== Source data ==
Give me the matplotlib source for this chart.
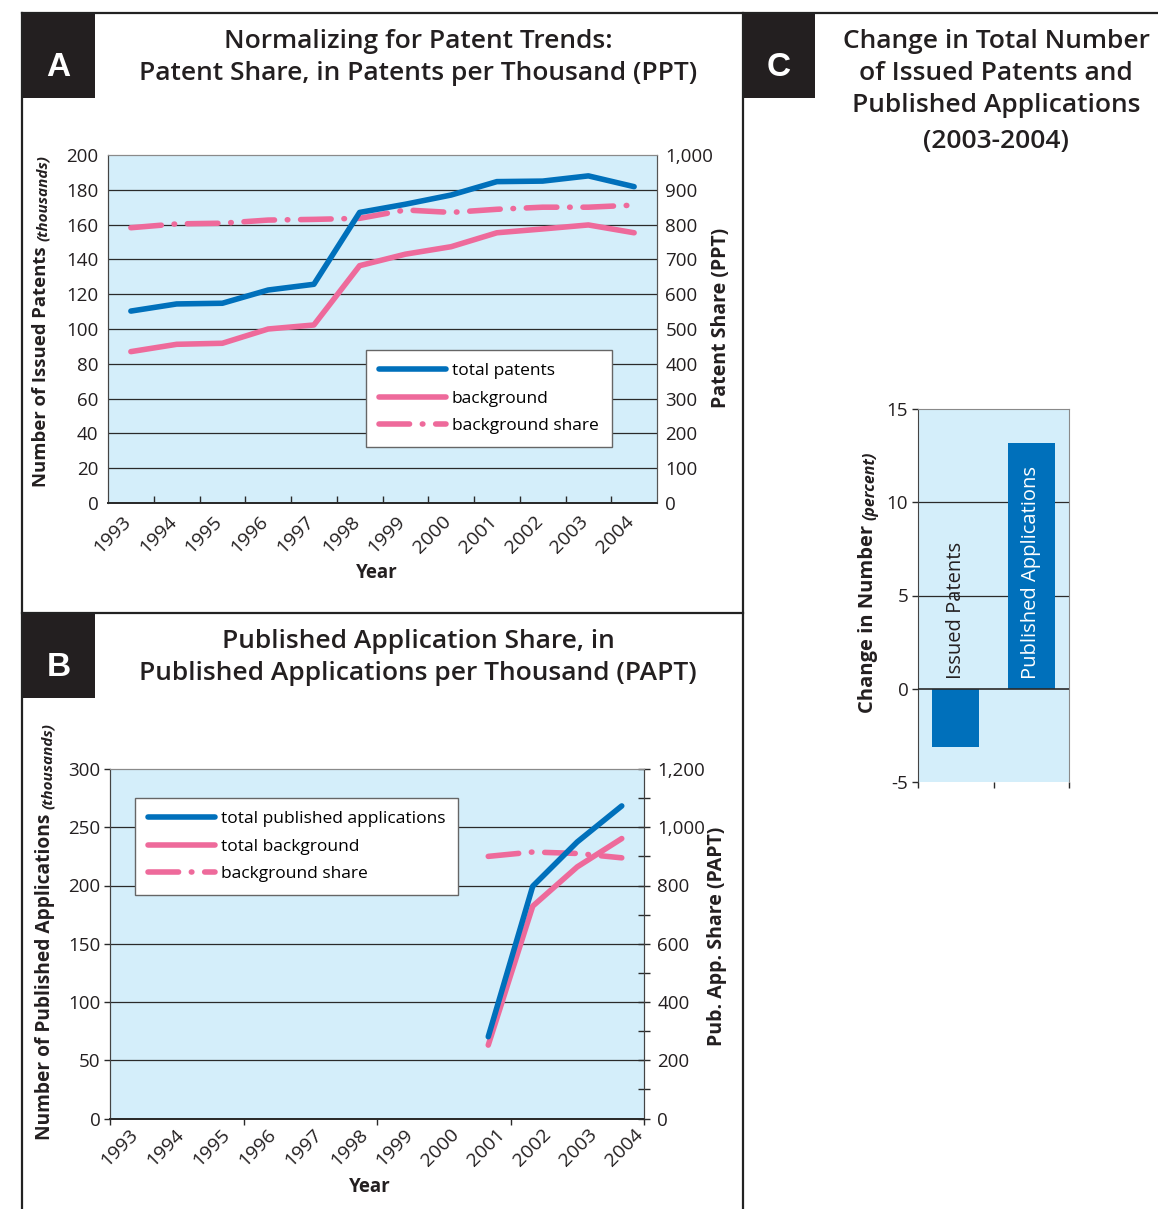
import matplotlib
matplotlib.use("Agg")
import matplotlib.pyplot as plt
import numpy as np
from matplotlib.lines import Line2D
from matplotlib.patches import Rectangle

# ---------------- data ----------------
years = ['1993', '1994', '1995', '1996', '1997', '1998',
         '1999', '2000', '2001', '2002', '2003', '2004']
total_patents = [110.3, 114.4, 114.8, 122.4, 125.7, 167.0,
                 171.7, 177.0, 184.7, 185.0, 188.0, 181.8]
background_patents = [87.0, 91.2, 91.8, 100.0, 102.3, 136.4,
                      143.0, 147.3, 155.3, 157.5, 159.8, 155.3]
background_share_ppt = [791, 802, 804, 813, 815, 818,
                        842, 835, 844, 850, 850, 856]

pub_years = ['2001', '2002', '2003', '2004']
total_pub_apps = [70.2, 199.4, 237.4, 268.3]
background_pub_apps = [63.0, 182.3, 216.0, 240.3]
background_share_papt = [900, 915, 910, 895]

change_categories = ['Issued Patents', 'Published Applications']
change_pct = [-3.1, 13.2]

yticks_A_left = [0, 20, 40, 60, 80, 100, 120, 140, 160, 180, 200]
yticks_A_right = [0, 100, 200, 300, 400, 500, 600, 700, 800, 900, 1000]
yticks_B_left = [0, 50, 100, 150, 200, 250, 300]
yticks_B_right = [0, 100, 200, 300, 400, 500, 600, 700, 800, 900, 1000, 1100, 1200]
yticks_C = [-5, 0, 5, 10, 15]

# ---------------- style ----------------
FONT = ['Open Sans', 'DejaVu Sans']
plt.rcParams['font.family'] = FONT
plt.rcParams['axes.unicode_minus'] = False
W, H = 1158, 1209
BG = '#D4EEFA'
BLUE = '#0070BB'
PINK = '#EE6A9B'
TXT = '#231f20'
DARK = '#2a2a2a'
GRAY = '#8a8a8a'
LW = 4.0
DASH = (5.5, 2.3, 0.1, 2.3)

fig = plt.figure(figsize=(W / 100, H / 100), dpi=100)
fig.patch.set_facecolor('white')


def fx(px):
    return px / W


def fy(py):
    return 1 - py / H


def fmt_thousands(v):
    return f"{v:,}"


# ---------------- frame & letter boxes ----------------
frame_kw = dict(color='#222222', lw=1.6, transform=fig.transFigure)
fig.add_artist(Line2D([fx(22), 1.0], [fy(13), fy(13)], **frame_kw))
fig.add_artist(Line2D([fx(22), fx(22)], [fy(13), 0], **frame_kw))
fig.add_artist(Line2D([fx(743), fx(743)], [fy(13), 0], **frame_kw))
fig.add_artist(Line2D([fx(22), fx(743)], [fy(613), fy(613)], **frame_kw))

for (x0, y0, x1, y1, letter) in [(22, 13, 95, 98, 'A'), (22, 613, 95, 698, 'B'), (743, 13, 815, 98, 'C')]:
    fig.add_artist(Rectangle((fx(x0), fy(y1)), fx(x1) - fx(x0), fy(y0) - fy(y1),
                             transform=fig.transFigure, facecolor=TXT, edgecolor='none'))
    fig.text(fx((x0 + x1) / 2), fy(y0 + 55), letter, ha='center', va='center', color='white',
             fontsize=24, fontweight='bold', family=['Liberation Sans', 'DejaVu Sans'])

# titles
title_kw = dict(ha='center', va='center', fontsize=19, fontweight='semibold', color=TXT)
fig.text(fx(418), fy(41), 'Normalizing for Patent Trends:', **title_kw)
fig.text(fx(418), fy(73), 'Patent Share, in Patents per Thousand (PPT)', **title_kw)
fig.text(fx(418), fy(641), 'Published Application Share, in', **title_kw)
fig.text(fx(418), fy(673), 'Published Applications per Thousand (PAPT)', **title_kw)
fig.text(fx(996), fy(41), 'Change in Total Number', **title_kw)
fig.text(fx(996), fy(73), 'of Issued Patents and', **title_kw)
fig.text(fx(996), fy(105), 'Published Applications', **title_kw)
fig.text(fx(996), fy(142), '(2003-2004)', **title_kw)

TICK_FS = 13.5
YEAR_FS = 14
LEG_FS = 12.5

# ---------------- Panel A ----------------
axA2 = fig.add_axes([fx(108), fy(503), fx(657) - fx(108), fy(155) - fy(503)])
axA = axA2.twinx()
axA.yaxis.tick_left()
axA.yaxis.set_label_position('left')
axA2.yaxis.tick_right()
axA.set_zorder(axA2.get_zorder() + 1)
axA.patch.set_visible(False)
axA2.set_facecolor(BG)

x = np.arange(len(years))
axA.plot(x, total_patents, color=BLUE, lw=LW, solid_capstyle='round', solid_joinstyle='round', zorder=4)
axA.plot(x, background_patents, color=PINK, lw=LW, solid_capstyle='round', solid_joinstyle='round', zorder=3)
axA2.plot(x, background_share_ppt, color=PINK, lw=LW, dashes=DASH, dash_capstyle='round', zorder=3)

axA.set_ylim(0, 200)
axA2.set_ylim(0, 1000)
axA2.set_xlim(-0.5, len(years) - 0.5)
for v in yticks_A_right[1:-1]:
    axA2.axhline(v, color=DARK, lw=0.9, zorder=1)

axA.set_yticks(yticks_A_left)
axA.tick_params(axis='y', length=0, pad=7, labelsize=TICK_FS, labelcolor=TXT)
axA2.set_yticks(yticks_A_right)
axA2.set_yticklabels([fmt_thousands(v) for v in yticks_A_right])
axA2.tick_params(axis='y', length=0, pad=6, labelsize=TICK_FS, labelcolor=TXT)

axA2.set_xticks(x - 0.2)
axA2.set_xticklabels(years, rotation=45, ha='right', va='top', rotation_mode='anchor',
                     fontsize=YEAR_FS, color=TXT)
axA2.tick_params(axis='x', which='major', length=0, pad=7)
axA2.set_xticks(np.arange(0.5, len(years) - 1, 1.0), minor=True)
axA2.tick_params(axis='x', which='minor', direction='in', length=5, color=DARK, width=1)

for a in (axA, axA2):
    a.spines['top'].set_color(GRAY)
    a.spines['right'].set_color('#555555')
    a.spines['left'].set_color('#444444')
    a.spines['bottom'].set_color(DARK)
    a.spines['bottom'].set_linewidth(1.3)

leg_kw = dict(loc='upper left', fontsize=LEG_FS, frameon=True, fancybox=False, framealpha=1,
              edgecolor='#666666', handlelength=3.85, handletextpad=0.35, labelspacing=0.65,
              borderpad=0.75, borderaxespad=0)
handles_A = [Line2D([], [], color=BLUE, lw=LW, solid_capstyle='round'),
             Line2D([], [], color=PINK, lw=LW, solid_capstyle='round'),
             Line2D([], [], color=PINK, lw=LW, dashes=DASH, dash_capstyle='round')]
legA = axA.legend(handles_A, ['total patents', 'background', 'background share'],
                  bbox_to_anchor=((366 - 108) / 549, (503 - 350) / 348), **leg_kw)
legA.get_frame().set_linewidth(1.0)

fig.text(fx(377), fy(573), 'Year', ha='center', va='center', fontsize=13.5, fontweight='bold', color=TXT)
fig.text(fx(721), fy(318), 'Patent Share (PPT)', ha='center', va='center', rotation=90,
         fontsize=14, fontweight='bold', color=TXT)

# ---------------- Panel B ----------------
axB2 = fig.add_axes([fx(110), fy(1118.5), fx(644) - fx(110), fy(769) - fy(1118.5)])
axB = axB2.twinx()
axB.yaxis.tick_left()
axB.yaxis.set_label_position('left')
axB2.yaxis.tick_right()
axB.set_zorder(axB2.get_zorder() + 1)
axB.patch.set_visible(False)
axB2.set_facecolor(BG)

xb = np.array([years.index(y) for y in pub_years])
axB.plot(xb, total_pub_apps, color=BLUE, lw=LW, solid_capstyle='round', solid_joinstyle='round', zorder=4)
axB.plot(xb, background_pub_apps, color=PINK, lw=LW, solid_capstyle='round', solid_joinstyle='round', zorder=3)
axB2.plot(xb, background_share_papt, color=PINK, lw=LW, dashes=DASH, dash_capstyle='round', zorder=3)

axB.set_ylim(0, 300)
axB2.set_ylim(0, 1200)
axB2.set_xlim(-0.5, len(years) - 0.5)
for v in yticks_B_left[1:-1]:
    axB.axhline(v, color=DARK, lw=0.9, zorder=1)

axB.set_yticks(yticks_B_left)
axB.tick_params(axis='y', direction='out', length=4, width=1, color=DARK, pad=3,
                labelsize=TICK_FS, labelcolor=TXT)
axB2.set_yticks(yticks_B_right)
axB2.set_yticklabels([fmt_thousands(v) if v % 200 == 0 else '' for v in yticks_B_right])
axB2.tick_params(axis='y', direction='inout', length=9, width=1, color=DARK, pad=5,
                 labelsize=TICK_FS, labelcolor=TXT)

label_pos_B = np.linspace(-0.08, 11.27, len(years))
axB2.set_xticks(label_pos_B)
axB2.set_xticklabels(years, rotation=45, ha='right', va='top', rotation_mode='anchor',
                     fontsize=YEAR_FS, color=TXT)
axB2.tick_params(axis='x', which='major', length=0, pad=5)
axB2.set_xticks([-0.5, 2.5, 5.5, 8.5, 11.5], minor=True)
axB2.tick_params(axis='x', which='minor', direction='out', length=4, color=DARK, width=1)

for a in (axB, axB2):
    a.spines['top'].set_color(GRAY)
    a.spines['right'].set_color('#444444')
    a.spines['left'].set_color('#444444')
    a.spines['bottom'].set_color(DARK)
    a.spines['bottom'].set_linewidth(1.3)

handles_B = [Line2D([], [], color=BLUE, lw=LW, solid_capstyle='round'),
             Line2D([], [], color=PINK, lw=LW, solid_capstyle='round'),
             Line2D([], [], color=PINK, lw=LW, dashes=DASH, dash_capstyle='round')]
legB = axB.legend(handles_B, ['total published applications', 'total background', 'background share'],
                  bbox_to_anchor=((135 - 110) / 534, (1118.5 - 798) / 349.5), **leg_kw)
legB.get_frame().set_linewidth(1.0)

fig.text(fx(370), fy(1187), 'Year', ha='center', va='center', fontsize=13.5, fontweight='bold', color=TXT)
fig.text(fx(717), fy(936), 'Pub. App. Share (PAPT)', ha='center', va='center', rotation=90,
         fontsize=14, fontweight='bold', color=TXT)

# ---------------- Panel C ----------------
axC = fig.add_axes([fx(918), fy(782), fx(1069) - fx(918), fy(409) - fy(782)])
axC.set_facecolor(BG)
xc = np.arange(len(change_categories))
axC.bar(xc, change_pct, width=0.62, color=BLUE, zorder=3)
axC.set_xlim(-0.5, len(change_categories) - 0.5)
axC.set_ylim(-5, 15)
axC.set_yticks(yticks_C)
axC.tick_params(axis='y', direction='out', length=4, width=1, color=DARK, pad=3,
                labelsize=TICK_FS, labelcolor=TXT)
axC.set_xticks([])
axC.set_xticks([-0.5, 0.5, 1.5], minor=True)
axC.tick_params(axis='x', which='minor', direction='out', length=4, color=DARK, width=1)
for v in yticks_C[2:-1]:
    axC.axhline(v, color=DARK, lw=0.9, zorder=1)
axC.axhline(0, color=DARK, lw=1.2, zorder=4)
axC.spines['top'].set_color(GRAY)
axC.spines['right'].set_color(GRAY)
axC.spines['left'].set_color('#444444')
axC.spines['bottom'].set_visible(False)

axC.text(xc[0], 0.5, change_categories[0], rotation=90, ha='center', va='bottom',
         fontsize=14.5, color=TXT, zorder=5)
axC.text(xc[1], 0.5, change_categories[1], rotation=90, ha='center', va='bottom',
         fontsize=14.5, color='white', zorder=5)

# ---------------- two-part rotated y labels ----------------
renderer = fig.canvas.get_renderer()


def rot_label(x_px, y0_px, main, sub, fs_main=13.3, fs_sub=11):
    t = fig.text(fx(x_px), fy(y0_px), main, rotation=90, ha='center', va='bottom',
                 fontsize=fs_main, fontweight='bold', color=TXT)
    bb = t.get_window_extent(renderer)
    fig.text(bb.x1 / W, (bb.y1 + 5) / H, sub, rotation=90, ha='right', va='bottom',
             fontsize=fs_sub, fontweight='bold', style='italic', color=TXT)


rot_label(41, 487, 'Number of Issued Patents', '(thousands)')
rot_label(45, 1140, 'Number of Published Applications', '(thousands)', fs_main=13.8)
rot_label(868, 713, 'Change in Number', '(percent)', fs_main=14.5, fs_sub=11.5)

fig.savefig('out.png', dpi=100, facecolor='white')
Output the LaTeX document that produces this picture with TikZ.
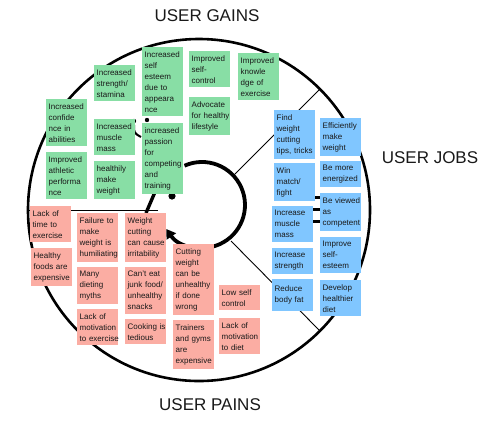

== YOUR OBJECTIVE ==
Please reproduce the listing exactly from its opening line through the line that contains "from matplotlib.patches import Rectangle", both included, with all pictures omitted.

== EXERCISE RESPONSE ==
Give me the matplotlib source for this chart.
import matplotlib
matplotlib.use("Agg")
import matplotlib.pyplot as plt
import numpy as np
from matplotlib.lines import Line2D
from matplotlib.patches import Rectangle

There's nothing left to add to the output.